How Papers Enter the Feed
Papers are surfaced through our Discord community in the #onr-research channel. There are two ways a paper can enter the pipeline:
1. Automated arXiv Listener
Our Discord bot actively monitors arXiv for new preprints matching neuromorphic keywords. If a paper is detected, the bot automatically verifies its declared license. If it meets our openness thresholds, the bot posts a summary to the #onr-research channel.
2. Manual Submission via Discord
If the bot missed your paper, or if it isn’t hosted on arXiv, you can submit it manually directly within the Discord server.
Simply navigate to the #onr-research channel and use the slash command:
/onr submit <url>
The bot will perform the same automated openness and license checks. If everything is accessible, it will post your paper for the community to discuss.
How to Get Verified
Once a paper is posted in the channel, its fate is in the hands of the community.

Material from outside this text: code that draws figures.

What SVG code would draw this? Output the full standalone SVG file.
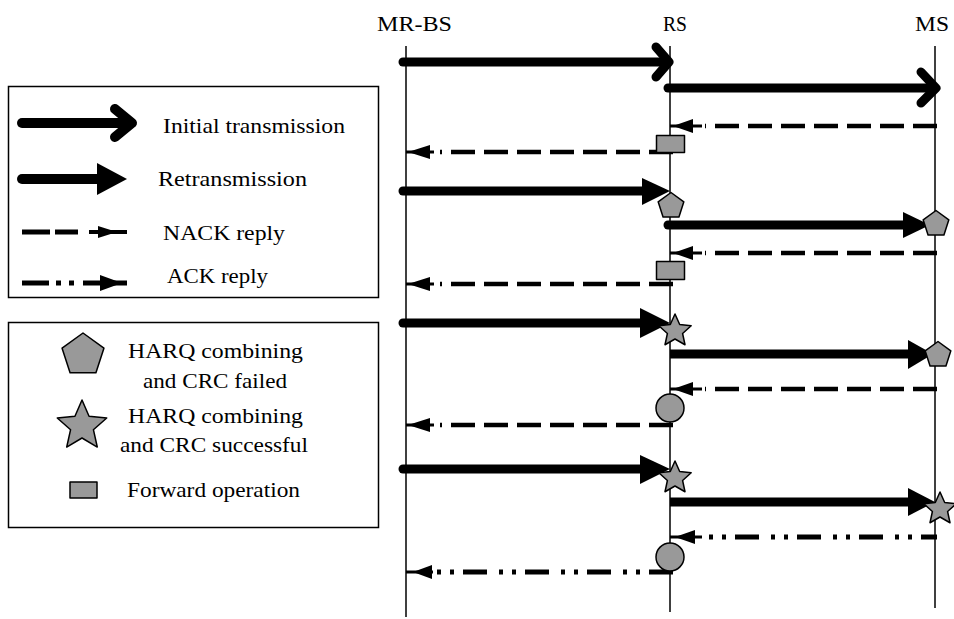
<svg xmlns="http://www.w3.org/2000/svg" width="954" height="619" viewBox="0 0 954 619">
<style>
  .t { font-family: 'Liberation Serif', 'Times New Roman', serif; font-size: 22px; fill: #000; }
  .life { stroke: #000; stroke-width: 1.5; fill: none; }
  .box { stroke: #000; stroke-width: 1.5; fill: #fff; }
  .thick { stroke: #000; stroke-width: 9; fill: none; stroke-linecap: round; stroke-linejoin: round; }
  .thickb { stroke: #000; stroke-width: 9; fill: none; stroke-linecap: butt; }
  .head { fill: #000; stroke: none; }
  .nack { stroke: #000; stroke-width: 4.5; fill: none; stroke-dasharray: 24 9; }
  .ack { stroke: #000; stroke-width: 5; fill: none; stroke-dasharray: 24 9 4 9 4 12; }
  .tail { stroke: #000; stroke-width: 3; fill: none; }
  .thin { stroke: #000; stroke-width: 1.5; fill: none; }
  .sym { fill: #999; stroke: #000; stroke-width: 1.5; stroke-linejoin: round; }
</style>
<defs>
  <polygon id="pent" points="0,-13.5 12.84,-4.17 7.94,10.92 -7.94,10.92 -12.84,-4.17"/>
  <polygon id="star" points="0,-17 4.7,-6.47 16.17,-5.25 7.6,2.47 9.99,13.75 0,8 -9.99,13.75 -7.6,2.47 -16.17,-5.25 -4.7,-6.47"/>
</defs>
<rect width="954" height="619" fill="#fff"/>

<g id="lifeline-mrbs">
  <text class="t" x="377" y="31" textLength="75" lengthAdjust="spacingAndGlyphs">MR-BS</text>
  <line class="life" x1="406" y1="46" x2="406" y2="617"/>
</g>
<g id="lifeline-rs">
  <text class="t" x="663" y="31" textLength="24" lengthAdjust="spacingAndGlyphs">RS</text>
  <line class="life" x1="670" y1="46" x2="670" y2="612"/>
</g>
<g id="lifeline-ms">
  <text class="t" x="915" y="31" textLength="34" lengthAdjust="spacingAndGlyphs">MS</text>
  <line class="life" x1="935" y1="46" x2="935" y2="608"/>
</g>

<g id="legend-arrows">
  <rect class="box" x="8.5" y="86.5" width="370" height="211"/>
  <line class="thick" x1="22" y1="123" x2="130" y2="123" style="stroke-width:10"/>
  <polyline class="thick" points="115,109 132,123 115,137" style="stroke-width:10"/>
  <text class="t" x="163" y="133" textLength="182" lengthAdjust="spacingAndGlyphs">Initial transmission</text>
  <line class="thick" x1="22" y1="179" x2="100" y2="179" style="stroke-width:10"/>
  <polygon class="head" points="97,163 127,179 97,195"/>
  <text class="t" x="158" y="186" textLength="149" lengthAdjust="spacingAndGlyphs">Retransmission</text>
  <line class="thin" x1="22" y1="232" x2="50" y2="232" style="stroke-width:5"/>
  <line class="thin" x1="55" y1="232" x2="78" y2="232" style="stroke-width:5"/>
  <line class="thin" x1="89" y1="232" x2="127" y2="232" style="stroke-width:4"/>
  <polygon class="head" points="98,226 117,232 98,238"/>
  <text class="t" x="163" y="240" textLength="122" lengthAdjust="spacingAndGlyphs">NACK reply</text>
  <line class="thin" x1="22" y1="283" x2="49" y2="283" style="stroke-width:5"/>
  <line class="thin" x1="56" y1="283" x2="61" y2="283" style="stroke-width:5"/>
  <line class="thin" x1="69" y1="283" x2="74" y2="283" style="stroke-width:5"/>
  <line class="thin" x1="83" y1="283" x2="127" y2="283" style="stroke-width:5"/>
  <polygon class="head" points="100,275 122,283 100,291"/>
  <text class="t" x="167" y="283" textLength="101" lengthAdjust="spacingAndGlyphs">ACK reply</text>
</g>

<g id="legend-symbols">
  <rect class="box" x="8.5" y="322.5" width="370" height="205"/>
  <polygon class="sym" points="83,333 103.92,348.2 95.93,372.8 70.07,372.8 62.08,348.2"/>
  <text class="t" x="128" y="358" textLength="175" lengthAdjust="spacingAndGlyphs">HARQ combining</text>
  <text class="t" x="143" y="388" textLength="144" lengthAdjust="spacingAndGlyphs">and CRC failed</text>
  <polygon class="sym" points="82,400 89.05,416.29 106.73,417.97 93.41,429.71 97.28,447.03 82,438 66.72,447.03 70.59,429.71 57.27,417.97 74.95,416.29"/>
  <text class="t" x="128" y="423" textLength="175" lengthAdjust="spacingAndGlyphs">HARQ combining</text>
  <text class="t" x="120" y="452" textLength="188" lengthAdjust="spacingAndGlyphs">and CRC successful</text>
  <rect class="sym" x="70" y="482" width="27" height="16"/>
  <text class="t" x="127" y="497" textLength="173" lengthAdjust="spacingAndGlyphs">Forward operation</text>
</g>

<g id="connectors">
  <line class="thick" x1="403" y1="62" x2="667" y2="62"/>
  <polyline class="thick" points="656,47 669,62 656,77"/>
  <line class="thick" x1="668" y1="88" x2="934" y2="88"/>
  <polyline class="thick" points="921,72 936,88 921,103"/>
  <line class="nack" x1="937" y1="126" x2="705" y2="126"/>
  <line class="tail" x1="670" y1="126" x2="702" y2="126"/>
  <polygon class="head" points="673,126 693,119 693,133"/>
  <line class="nack" x1="673" y1="152" x2="440" y2="152"/>
  <line class="tail" x1="406" y1="152" x2="434" y2="152"/>
  <polygon class="head" points="408,152 430,145 430,159"/>
  <line class="thick" x1="403" y1="191" x2="645" y2="191"/>
  <polygon class="head" points="642,178 670,191 642,205"/>
  <line class="thick" x1="668" y1="225" x2="905" y2="225"/>
  <polygon class="head" points="903,212 930,225 903,238"/>
  <line class="nack" x1="937" y1="253" x2="705" y2="253"/>
  <line class="tail" x1="670" y1="253" x2="702" y2="253"/>
  <polygon class="head" points="673,253 693,246 693,260"/>
  <line class="nack" x1="673" y1="284" x2="440" y2="284"/>
  <line class="tail" x1="406" y1="284" x2="434" y2="284"/>
  <polygon class="head" points="408,284 430,277 430,291"/>
  <line class="thick" x1="403" y1="323" x2="643" y2="323"/>
  <polygon class="head" points="640,308 670,323 640,338"/>
  <line class="thickb" x1="670" y1="354" x2="910" y2="354"/>
  <polygon class="head" points="908,340 933,354 908,369"/>
  <line class="nack" x1="937" y1="389" x2="705" y2="389"/>
  <line class="tail" x1="670" y1="389" x2="702" y2="389"/>
  <polygon class="head" points="673,389 693,382 693,396"/>
  <line class="nack" x1="673" y1="425" x2="440" y2="425"/>
  <line class="tail" x1="406" y1="425" x2="434" y2="425"/>
  <polygon class="head" points="408,425 430,418 430,432"/>
  <line class="thick" x1="403" y1="469" x2="643" y2="469"/>
  <polygon class="head" points="640,455 670,469 640,484"/>
  <line class="thickb" x1="670" y1="502" x2="910" y2="502"/>
  <polygon class="head" points="908,488 935,502 908,516"/>
  <line class="ack" x1="937" y1="537" x2="705" y2="537" style="stroke-dashoffset:8"/>
  <line class="tail" x1="670" y1="537" x2="702" y2="537"/>
  <polygon class="head" points="675,537 695,530 695,544"/>
  <line class="ack" x1="673" y1="572" x2="436" y2="572"/>
  <line class="tail" x1="406" y1="572" x2="433" y2="572"/>
  <polygon class="head" points="413,572 432,565 432,579"/>
</g>

<g id="symbols">
  <rect id="fwd-1" class="sym" x="656.5" y="135.5" width="28" height="17"/>
  <use id="fail-rs-1" href="#pent" class="sym" x="671" y="206"/>
  <use id="fail-ms-1" href="#pent" class="sym" x="936" y="224"/>
  <rect id="fwd-2" class="sym" x="656.5" y="261.5" width="28" height="18"/>
  <use id="ok-rs-1" href="#star" class="sym" x="675" y="331"/>
  <use id="fail-ms-2" href="#pent" class="sym" x="938" y="355"/>
  <circle id="circ-rs-1" class="sym" cx="670" cy="408" r="14"/>
  <use id="ok-rs-2" href="#star" class="sym" x="675" y="478"/>
  <use id="ok-ms-1" href="#star" class="sym" x="940" y="509"/>
  <circle id="circ-rs-2" class="sym" cx="670" cy="557" r="14"/>
</g>
</svg>
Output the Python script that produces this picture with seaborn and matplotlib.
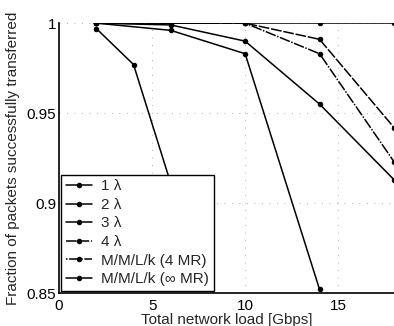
import matplotlib
matplotlib.use("Agg")
import matplotlib.pyplot as plt
import seaborn as sns
import pandas as pd

# data
labels = ["1 \u03bb", "2 \u03bb", "3 \u03bb", "4 \u03bb", "M/M/L/k (4 MR)", "M/M/L/k (\u221e MR)"]
x_1 = [2, 4, 6]
y_1 = [0.997, 0.977, 0.911]
x_2 = [2, 6, 10, 14]
y_2 = [1.0, 0.996, 0.983, 0.852]
x_3 = [2, 6, 10, 14, 18]
y_3 = [1.0, 0.999, 0.990, 0.955, 0.913]
x_4 = [2, 6, 10, 14, 18]
y_4 = [1.0, 1.0, 1.0, 0.991, 0.942]
x_5 = [2, 6, 10, 14, 18]
y_5 = [1.0, 1.0, 1.0, 0.983, 0.923]
x_6 = [2, 6, 10, 14, 18]
y_6 = [1.0, 1.0, 1.0, 1.0, 1.0]

xs = [x_1, x_2, x_3, x_4, x_5, x_6]
ys = [y_1, y_2, y_3, y_4, y_5, y_6]
styles = ["-", "-", "-", (0, (7, 1.2)), (0, (1, 1, 7, 1)), "-"]

sns.set_style("white")
plt.rcParams["font.family"] = ["Liberation Sans", "DejaVu Sans"]
plt.rcParams["font.size"] = 11

fig = plt.figure(figsize=(3.94, 3.26), dpi=100)
ax = fig.add_axes([0.150, 0.101, 0.85, 0.828])

for lab, xv, yv, ls in zip(labels, xs, ys, styles):
    df = pd.DataFrame({"load": xv, "frac": yv})
    sns.lineplot(data=df, x="load", y="frac", ax=ax, color="black", lw=1.1,
                 linestyle=ls, marker="o", markersize=3.2, markeredgecolor="black",
                 label=lab, sort=False)

ax.set_xlim(0, 18)
ax.set_ylim(0.85, 1.0)
ax.set_xticks([0, 5, 10, 15])
ax.set_xticklabels(["0", "5", "10", "15"])
ax.set_yticks([0.85, 0.9, 0.95, 1.0])
ax.set_yticklabels(["0.85", "0.9", "0.95", "1"])
ax.tick_params(direction="in", length=3, width=0.8, labelsize=11, pad=2, colors="black")
ax.tick_params(axis="x", pad=4)
ax.grid(True, linestyle=(0, (1, 8)), color="0.6", lw=0.6)

for side in ["left", "bottom"]:
    ax.spines[side].set_color("black")
    ax.spines[side].set_linewidth(1.2)
ax.spines["top"].set_visible(False)
ax.spines["right"].set_visible(False)

ax.set_xlabel("Total network load [Gbps]", fontsize=11, labelpad=0)
ax.set_ylabel("Fraction of packets successfully transferred", fontsize=11, labelpad=5)

leg = ax.legend(loc="lower left", fontsize=11, frameon=True, fancybox=False,
                framealpha=1, edgecolor="black", handlelength=1.7,
                borderaxespad=0.15, labelspacing=0.3, borderpad=0.3,
                handletextpad=0.6)
leg.get_frame().set_linewidth(1.0)
leg.set_zorder(5)

fig.savefig("out.png", dpi=100)
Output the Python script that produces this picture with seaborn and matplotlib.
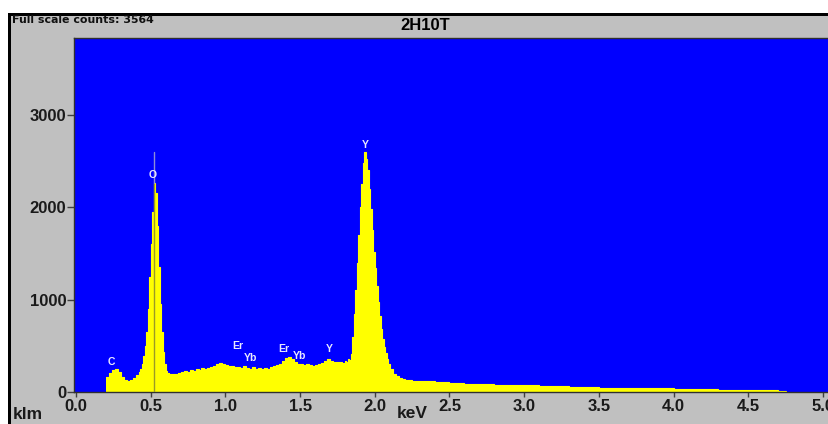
import matplotlib
matplotlib.use("Agg")
import matplotlib.pyplot as plt
import seaborn as sns
import numpy as np
import pandas as pd
from matplotlib.patches import Rectangle

# ---------------- data ----------------
energy_keV = [
    0.20, 0.22, 0.24, 0.26, 0.28, 0.30, 0.32, 0.34, 0.36, 0.38, 0.40, 0.42,
    0.43, 0.44, 0.45, 0.46, 0.47, 0.48, 0.49, 0.50, 0.51, 0.52, 0.53, 0.54,
    0.55, 0.56, 0.57, 0.58, 0.59, 0.60, 0.61,
    0.62, 0.64, 0.66, 0.68, 0.70, 0.72, 0.74, 0.76, 0.78, 0.80, 0.82, 0.84,
    0.86, 0.88, 0.90, 0.92, 0.94, 0.96, 0.98, 1.00, 1.02, 1.04, 1.06, 1.08,
    1.10, 1.12, 1.14, 1.16, 1.18, 1.20, 1.22, 1.24, 1.26, 1.28, 1.30, 1.32,
    1.34, 1.36, 1.38, 1.40, 1.42, 1.44, 1.46, 1.48, 1.50, 1.52, 1.54, 1.56,
    1.58, 1.60, 1.62, 1.64, 1.66, 1.68, 1.70, 1.72, 1.74, 1.76, 1.78,
    1.80, 1.81, 1.82, 1.83, 1.84, 1.85, 1.86, 1.87, 1.88, 1.89, 1.90, 1.91,
    1.92, 1.93, 1.94, 1.95, 1.96, 1.97, 1.98, 1.99, 2.00, 2.01, 2.02, 2.03,
    2.04, 2.05, 2.06, 2.07, 2.08, 2.09,
    2.10, 2.12, 2.14, 2.16, 2.18, 2.20, 2.25,
    2.30, 2.40, 2.50, 2.60, 2.70, 2.80, 2.90, 3.00, 3.10, 3.20, 3.30, 3.40,
    3.50, 3.60, 3.70, 3.80, 3.90, 4.00, 4.10, 4.20, 4.30, 4.40, 4.50, 4.60,
    4.70,
]
counts = [
    160, 205, 235, 245, 215, 160, 128, 122, 135, 150, 185, 215,
    250, 300, 390, 500, 650, 900, 1250, 1600, 1950, 2264, 2150, 1800,
    1350, 950, 650, 430, 300, 230, 205,
    198, 195, 200, 205, 212, 228, 222, 238, 232, 245, 240, 255,
    250, 265, 272, 285, 300, 318, 305, 288, 278, 284, 268, 275,
    262, 278, 258, 252, 268, 248, 255, 245, 258, 252, 268, 278,
    288, 305, 335, 365, 382, 355, 328, 308, 298, 292, 298, 288,
    282, 290, 300, 318, 338, 358, 338, 328, 322, 330, 318,
    338, 325, 360, 345, 410, 600, 850, 1100, 1400, 1700, 2000, 2250,
    2480, 2600, 2520, 2400, 2200, 1980, 1750, 1520, 1340, 1150, 980, 820,
    680, 570, 490, 420, 360, 300,
    250, 200, 170, 150, 138, 130, 122,
    115, 105, 95, 90, 84, 80, 75, 72, 66, 62, 57, 52,
    48, 46, 43, 40, 38, 36, 32, 30, 27, 25, 22, 17,
    10,
]
spectrum_end_keV = 4.75

peak_labels = ["C", "O", "Er", "Yb", "Er", "Yb", "Y", "Y"]
label_keV = [0.238, 0.515, 1.081, 1.165, 1.392, 1.499, 1.693, 1.934]
label_counts = [325, 2345, 493, 363, 466, 390, 466, 2670]

o_marker_keV = 0.52
o_marker_top = 2600

x_ticks = [0.0, 0.5, 1.0, 1.5, 2.0, 2.5, 3.0, 3.5, 4.0, 4.5, 5.0]
y_ticks = [0, 1000, 2000, 3000]
title_text = "2H10T"
full_scale_text = "Full scale counts: 3564"
x_unit = "keV"
corner_text = "klm"

# ---------------- figure ----------------
sns.set_style("ticks")
plt.rcParams["font.family"] = ["Liberation Sans", "DejaVu Sans"]
plt.rcParams["font.weight"] = "bold"

W, H = 829, 424
GRAY = "#C0C0C0"
YELLOW = "#FFFF00"
fig = plt.figure(figsize=(W / 100, H / 100), dpi=100, facecolor=GRAY)

def px_rect(x0, y0, x1, y1, color):
    # pixel box (top-left origin) -> figure fraction rectangle
    fig.patches.append(Rectangle((x0 / W, 1 - y1 / H), (x1 - x0) / W, (y1 - y0) / H,
                                 transform=fig.transFigure, facecolor=color,
                                 edgecolor="none", zorder=0))

px_rect(0, 0, W, 13, "white")
px_rect(0, 0, 8, H, "white")
px_rect(8, 13, W, 15.5, "black")
px_rect(8, 13, 11, H, "black")

ax_left, ax_top, ax_bottom = 74, 38, 392
ax = fig.add_axes([ax_left / W, (H - ax_bottom) / H, (W - ax_left) / W, (ax_bottom - ax_top) / H])
ax.set_facecolor("#0000FF")

# step spectrum: each channel value holds until the next channel start
edges = list(energy_keV) + [spectrum_end_keV]
step_counts = list(counts) + [counts[-1]]
df = pd.DataFrame({"energy": edges, "counts": step_counts})
ax.fill_between(df["energy"], 0, df["counts"], step="post", color=YELLOW,
                linewidth=0, zorder=2)
sns.lineplot(data=df, x="energy", y="counts", drawstyle="steps-post",
             color=YELLOW, linewidth=0.8, ax=ax, zorder=2)

# O marker line
o_idx = energy_keV.index(o_marker_keV)
o_peak = counts[o_idx]
o_x = o_marker_keV + 0.005
ax.plot([o_x, o_x], [0, o_peak], color="#9A9A28", lw=1, zorder=3)
ax.plot([o_x, o_x], [o_peak, o_marker_top], color="#8C8CD8", lw=1, zorder=3)

for lab, xk, yc in zip(peak_labels, label_keV, label_counts):
    ax.text(xk, yc, lab, ha="center", va="center", fontsize=7.5, fontweight="bold",
            color="#E8E8FF", zorder=4)

x_px_per_keV = 149.4
ax.set_xlim(-2 / x_px_per_keV, (W - 76) / x_px_per_keV)
ax.set_ylim(0, (ax_bottom - ax_top) / 92.33 * 1000)

ax.set_xticks(x_ticks)
ax.set_xticklabels([f"{v:.1f}" for v in x_ticks])
ax.set_yticks(y_ticks)
ax.set_yticklabels([str(v) for v in y_ticks])
ax.tick_params(axis="x", length=3.5, width=1, color="#404040", pad=1.5,
               labelsize=12, labelcolor="#1A1A1A", direction="out")
ax.tick_params(axis="y", length=5, width=1, color="#404040", pad=0.5,
               labelsize=12, labelcolor="#1A1A1A", direction="out")
for lbl in ax.get_xticklabels() + ax.get_yticklabels():
    lbl.set_fontweight("bold")

ax.set_xlabel("")
ax.set_ylabel("")
for side in ["left", "bottom", "top"]:
    ax.spines[side].set_visible(True)
    ax.spines[side].set_color("#303030")
    ax.spines[side].set_linewidth(1)
ax.spines["right"].set_visible(False)
ax.grid(False)

fig.text(425 / W, 1 - 25.5 / H, title_text, ha="center", va="center",
         fontsize=12, fontweight="bold", color="#000000")
fig.text(12 / W, 1 - 20 / H, full_scale_text, ha="left", va="center",
         fontsize=7.9, fontweight="bold", color="#101010", family=["DejaVu Sans"])
fig.text(28 / W, 1 - 414.5 / H, corner_text, ha="center", va="center",
         fontsize=12.5, fontweight="bold", color="#1A1A1A")
fig.text(412 / W, 1 - 413 / H, x_unit, ha="center", va="center",
         fontsize=12.5, fontweight="bold", color="#1A1A1A")

fig.savefig("out.png", dpi=100, facecolor=GRAY)
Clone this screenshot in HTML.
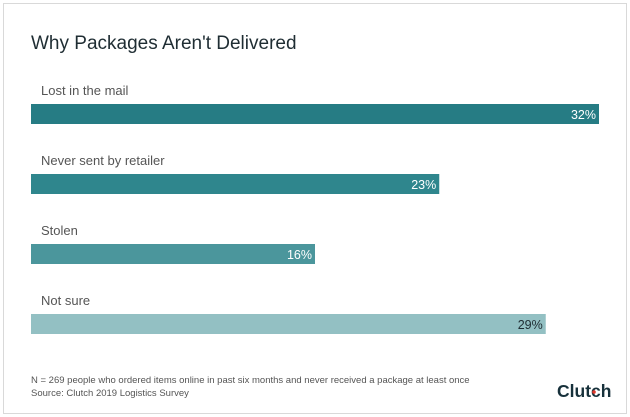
<!DOCTYPE html>
<html><head><meta charset="utf-8"><style>
body{margin:0;width:630px;height:417px;background:#fff;font-family:"Liberation Sans",sans-serif;overflow:hidden}
#frame{position:absolute;left:3px;top:3px;width:622px;height:409px;border:1px solid #d9d9d9}
</style></head><body>
<div id="frame"></div>
<svg width="630" height="417" style="position:absolute;left:0;top:0">
<text x="31" y="49" font-size="19" fill="#1f2d33">Why Packages Aren't Delivered</text>
<g id="bars"></g>
<text x="31" y="383" font-size="9.5" fill="#555">N = 269 people who ordered items online in past six months and never received a package at least once</text>
<text x="31" y="396" font-size="9.5" fill="#555">Source: Clutch 2019 Logistics Survey</text>
<text x="557" y="397" font-size="17.5" font-weight="bold" fill="#17313b">Clutch</text>
<circle cx="594" cy="392" r="1.8" fill="#e2372a"/>
</svg>
<script>
const categories=["Lost in the mail","Never sent by retailer","Stolen","Not sure"];
const values=[32,23,16,29];
const colors=["#267c84","#2f868d","#4b969c","#93c0c3"];
const x0=31,pxPer=17.75,rowTop=104,rowGap=70,barH=20;
const g=document.getElementById('bars');const NS="http://www.w3.org/2000/svg";
const xs=v=>x0+v*pxPer;
categories.forEach((c,i)=>{
 const y=rowTop+i*rowGap;
 const t=document.createElementNS(NS,'text');t.setAttribute('x',41);t.setAttribute('y',y-9);t.setAttribute('font-size',13);t.setAttribute('fill','#555');t.textContent=c;
 
 
 g.appendChild(t);
 const r=document.createElementNS(NS,'rect');r.setAttribute('x',x0);r.setAttribute('y',y);r.setAttribute('width',xs(values[i])-x0);r.setAttribute('height',barH);r.setAttribute('fill',colors[i]);
 
 
 g.appendChild(r);
 const v=document.createElementNS(NS,'text');v.setAttribute('x',xs(values[i])-3);v.setAttribute('y',y+15);v.setAttribute('font-size',12.5);v.setAttribute('text-anchor','end');v.setAttribute('fill',i==3?'#1f2d33':'#fff');v.textContent=values[i]+'%';
 
 
 g.appendChild(v);
});
</script>
</body></html>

Members discuss the findings and react to the bot’s post using the 🔥 (flame) emoji. If a paper receives enough engagement within its discussion window, our pipeline automatically triggers an AI-assisted summarization of the community’s thoughts and stages the paper for inclusion in the Research Registry.
Once successfully added by our moderation team, the paper will receive the ONR Openness Verified badge (Gold or Silver tier, depending on your license), providing a lasting, public record that your work is both highly engaging and strictly open-source.